▸ Given material:

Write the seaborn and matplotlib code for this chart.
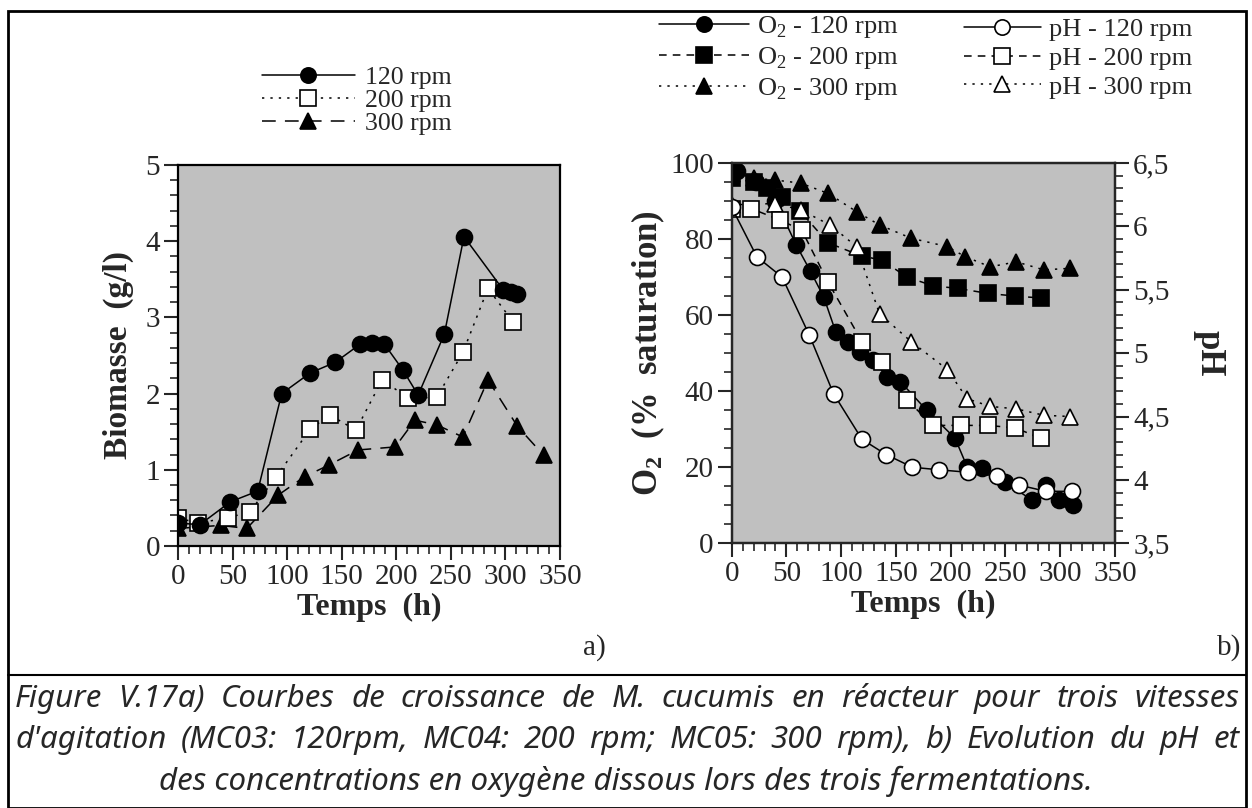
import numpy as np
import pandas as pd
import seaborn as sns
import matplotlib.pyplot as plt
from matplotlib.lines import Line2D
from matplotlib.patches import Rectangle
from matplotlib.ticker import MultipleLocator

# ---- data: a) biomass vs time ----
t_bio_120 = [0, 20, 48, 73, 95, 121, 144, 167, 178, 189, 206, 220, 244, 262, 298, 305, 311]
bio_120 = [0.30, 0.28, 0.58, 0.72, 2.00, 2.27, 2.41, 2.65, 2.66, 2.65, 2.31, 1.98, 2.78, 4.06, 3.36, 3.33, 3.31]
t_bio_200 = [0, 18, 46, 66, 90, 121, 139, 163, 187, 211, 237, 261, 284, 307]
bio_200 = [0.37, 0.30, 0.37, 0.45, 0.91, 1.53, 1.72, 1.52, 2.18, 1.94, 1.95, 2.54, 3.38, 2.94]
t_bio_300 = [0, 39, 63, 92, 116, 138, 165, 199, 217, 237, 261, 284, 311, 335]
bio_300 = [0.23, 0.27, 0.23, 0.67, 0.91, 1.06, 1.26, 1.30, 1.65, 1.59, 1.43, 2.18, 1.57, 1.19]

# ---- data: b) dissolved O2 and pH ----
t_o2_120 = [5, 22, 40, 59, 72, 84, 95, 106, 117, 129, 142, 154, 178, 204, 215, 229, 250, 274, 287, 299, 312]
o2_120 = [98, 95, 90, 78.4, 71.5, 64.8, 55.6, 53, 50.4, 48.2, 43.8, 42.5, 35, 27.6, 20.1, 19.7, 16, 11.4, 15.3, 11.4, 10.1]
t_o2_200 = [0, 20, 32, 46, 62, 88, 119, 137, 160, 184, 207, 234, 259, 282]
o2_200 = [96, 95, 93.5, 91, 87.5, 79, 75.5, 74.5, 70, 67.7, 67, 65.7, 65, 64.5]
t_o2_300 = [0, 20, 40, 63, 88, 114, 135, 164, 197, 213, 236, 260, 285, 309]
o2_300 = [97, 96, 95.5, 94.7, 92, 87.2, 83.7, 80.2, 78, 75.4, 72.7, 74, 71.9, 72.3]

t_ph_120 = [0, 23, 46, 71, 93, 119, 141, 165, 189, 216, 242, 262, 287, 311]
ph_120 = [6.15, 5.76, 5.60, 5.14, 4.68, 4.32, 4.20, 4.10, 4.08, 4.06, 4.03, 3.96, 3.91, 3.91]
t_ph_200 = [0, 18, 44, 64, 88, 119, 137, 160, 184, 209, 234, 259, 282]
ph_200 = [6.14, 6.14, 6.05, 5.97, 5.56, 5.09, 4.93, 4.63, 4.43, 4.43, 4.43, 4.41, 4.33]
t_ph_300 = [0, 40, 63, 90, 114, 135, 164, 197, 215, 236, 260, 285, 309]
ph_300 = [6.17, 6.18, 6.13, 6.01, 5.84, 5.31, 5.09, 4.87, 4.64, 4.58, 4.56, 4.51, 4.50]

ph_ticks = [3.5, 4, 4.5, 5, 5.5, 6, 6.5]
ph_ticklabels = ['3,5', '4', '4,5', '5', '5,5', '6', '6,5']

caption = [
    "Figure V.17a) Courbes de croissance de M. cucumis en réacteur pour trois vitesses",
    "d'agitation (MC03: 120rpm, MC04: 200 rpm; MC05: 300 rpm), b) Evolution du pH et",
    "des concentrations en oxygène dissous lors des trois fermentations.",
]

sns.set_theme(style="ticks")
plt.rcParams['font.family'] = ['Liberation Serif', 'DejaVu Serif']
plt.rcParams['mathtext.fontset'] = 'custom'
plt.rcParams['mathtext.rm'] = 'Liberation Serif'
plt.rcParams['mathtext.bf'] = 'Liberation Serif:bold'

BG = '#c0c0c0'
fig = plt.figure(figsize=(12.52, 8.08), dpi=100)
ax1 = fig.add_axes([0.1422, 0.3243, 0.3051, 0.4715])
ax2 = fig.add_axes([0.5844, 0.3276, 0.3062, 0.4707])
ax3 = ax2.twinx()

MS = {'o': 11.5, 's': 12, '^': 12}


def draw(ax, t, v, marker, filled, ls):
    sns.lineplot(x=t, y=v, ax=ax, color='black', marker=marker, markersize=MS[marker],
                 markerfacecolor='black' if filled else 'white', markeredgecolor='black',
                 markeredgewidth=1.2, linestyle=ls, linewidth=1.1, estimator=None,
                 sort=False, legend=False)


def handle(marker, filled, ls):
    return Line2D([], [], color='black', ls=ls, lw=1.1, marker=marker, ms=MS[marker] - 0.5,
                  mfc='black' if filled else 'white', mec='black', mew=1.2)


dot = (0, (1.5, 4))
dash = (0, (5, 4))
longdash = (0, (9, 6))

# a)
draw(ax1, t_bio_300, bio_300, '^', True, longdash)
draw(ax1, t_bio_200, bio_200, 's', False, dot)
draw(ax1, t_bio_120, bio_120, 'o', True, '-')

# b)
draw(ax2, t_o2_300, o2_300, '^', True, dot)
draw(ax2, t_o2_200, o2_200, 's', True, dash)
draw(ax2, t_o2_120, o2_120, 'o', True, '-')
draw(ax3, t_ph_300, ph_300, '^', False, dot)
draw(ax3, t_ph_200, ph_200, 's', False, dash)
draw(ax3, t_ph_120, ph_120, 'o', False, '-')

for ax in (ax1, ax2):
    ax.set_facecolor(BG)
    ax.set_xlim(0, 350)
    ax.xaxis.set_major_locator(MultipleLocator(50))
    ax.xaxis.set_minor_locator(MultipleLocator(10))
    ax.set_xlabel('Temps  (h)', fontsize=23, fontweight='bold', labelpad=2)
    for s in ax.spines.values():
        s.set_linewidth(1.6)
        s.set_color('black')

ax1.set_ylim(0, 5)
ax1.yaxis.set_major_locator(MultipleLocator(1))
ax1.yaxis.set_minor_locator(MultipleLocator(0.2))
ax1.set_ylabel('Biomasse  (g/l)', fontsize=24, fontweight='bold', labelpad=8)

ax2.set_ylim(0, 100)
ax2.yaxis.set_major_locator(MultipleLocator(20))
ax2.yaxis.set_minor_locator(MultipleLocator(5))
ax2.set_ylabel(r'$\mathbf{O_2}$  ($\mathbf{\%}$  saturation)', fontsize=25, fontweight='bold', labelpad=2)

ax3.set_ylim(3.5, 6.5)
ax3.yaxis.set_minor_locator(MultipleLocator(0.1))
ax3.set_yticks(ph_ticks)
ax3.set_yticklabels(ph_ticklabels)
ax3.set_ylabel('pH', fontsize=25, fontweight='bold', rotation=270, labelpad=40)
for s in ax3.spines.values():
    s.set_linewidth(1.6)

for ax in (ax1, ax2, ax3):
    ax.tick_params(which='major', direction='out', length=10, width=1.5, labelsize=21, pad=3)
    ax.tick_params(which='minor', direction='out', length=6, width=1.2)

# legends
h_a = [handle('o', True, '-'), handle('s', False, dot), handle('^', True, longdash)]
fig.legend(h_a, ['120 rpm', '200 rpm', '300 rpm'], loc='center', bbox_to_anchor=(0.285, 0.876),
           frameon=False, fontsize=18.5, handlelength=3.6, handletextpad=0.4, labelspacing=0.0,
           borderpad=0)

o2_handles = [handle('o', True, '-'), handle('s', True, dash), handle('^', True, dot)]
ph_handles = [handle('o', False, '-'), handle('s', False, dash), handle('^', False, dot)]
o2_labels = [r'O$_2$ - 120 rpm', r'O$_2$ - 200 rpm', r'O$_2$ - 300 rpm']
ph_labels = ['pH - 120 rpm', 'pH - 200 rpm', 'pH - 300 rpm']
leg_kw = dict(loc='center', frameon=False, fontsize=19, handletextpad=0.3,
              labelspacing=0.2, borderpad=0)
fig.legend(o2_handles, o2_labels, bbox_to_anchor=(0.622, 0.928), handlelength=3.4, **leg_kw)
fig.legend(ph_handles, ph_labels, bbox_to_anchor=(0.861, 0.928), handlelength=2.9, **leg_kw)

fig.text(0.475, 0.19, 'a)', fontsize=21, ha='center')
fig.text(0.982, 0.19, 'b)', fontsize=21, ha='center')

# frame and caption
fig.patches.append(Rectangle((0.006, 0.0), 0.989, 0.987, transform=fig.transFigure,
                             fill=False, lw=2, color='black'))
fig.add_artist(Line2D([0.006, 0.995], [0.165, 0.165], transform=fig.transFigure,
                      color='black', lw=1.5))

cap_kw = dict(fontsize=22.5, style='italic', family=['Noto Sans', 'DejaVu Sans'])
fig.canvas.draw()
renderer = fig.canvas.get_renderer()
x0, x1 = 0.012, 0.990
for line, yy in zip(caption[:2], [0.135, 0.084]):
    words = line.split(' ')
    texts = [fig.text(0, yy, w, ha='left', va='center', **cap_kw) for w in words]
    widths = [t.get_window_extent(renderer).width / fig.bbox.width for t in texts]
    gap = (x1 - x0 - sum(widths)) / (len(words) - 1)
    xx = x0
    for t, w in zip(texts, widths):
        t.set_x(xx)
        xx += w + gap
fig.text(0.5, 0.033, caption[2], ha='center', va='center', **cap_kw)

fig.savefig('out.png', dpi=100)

▸ The request: Set down again, exactly, the lines of the material above from its first line to the one with "from matplotlib.ticker import MultipleLocator", inclusive. Leave the pictures out.

▸ Reply:
Write the seaborn and matplotlib code for this chart.
import numpy as np
import pandas as pd
import seaborn as sns
import matplotlib.pyplot as plt
from matplotlib.lines import Line2D
from matplotlib.patches import Rectangle
from matplotlib.ticker import MultipleLocator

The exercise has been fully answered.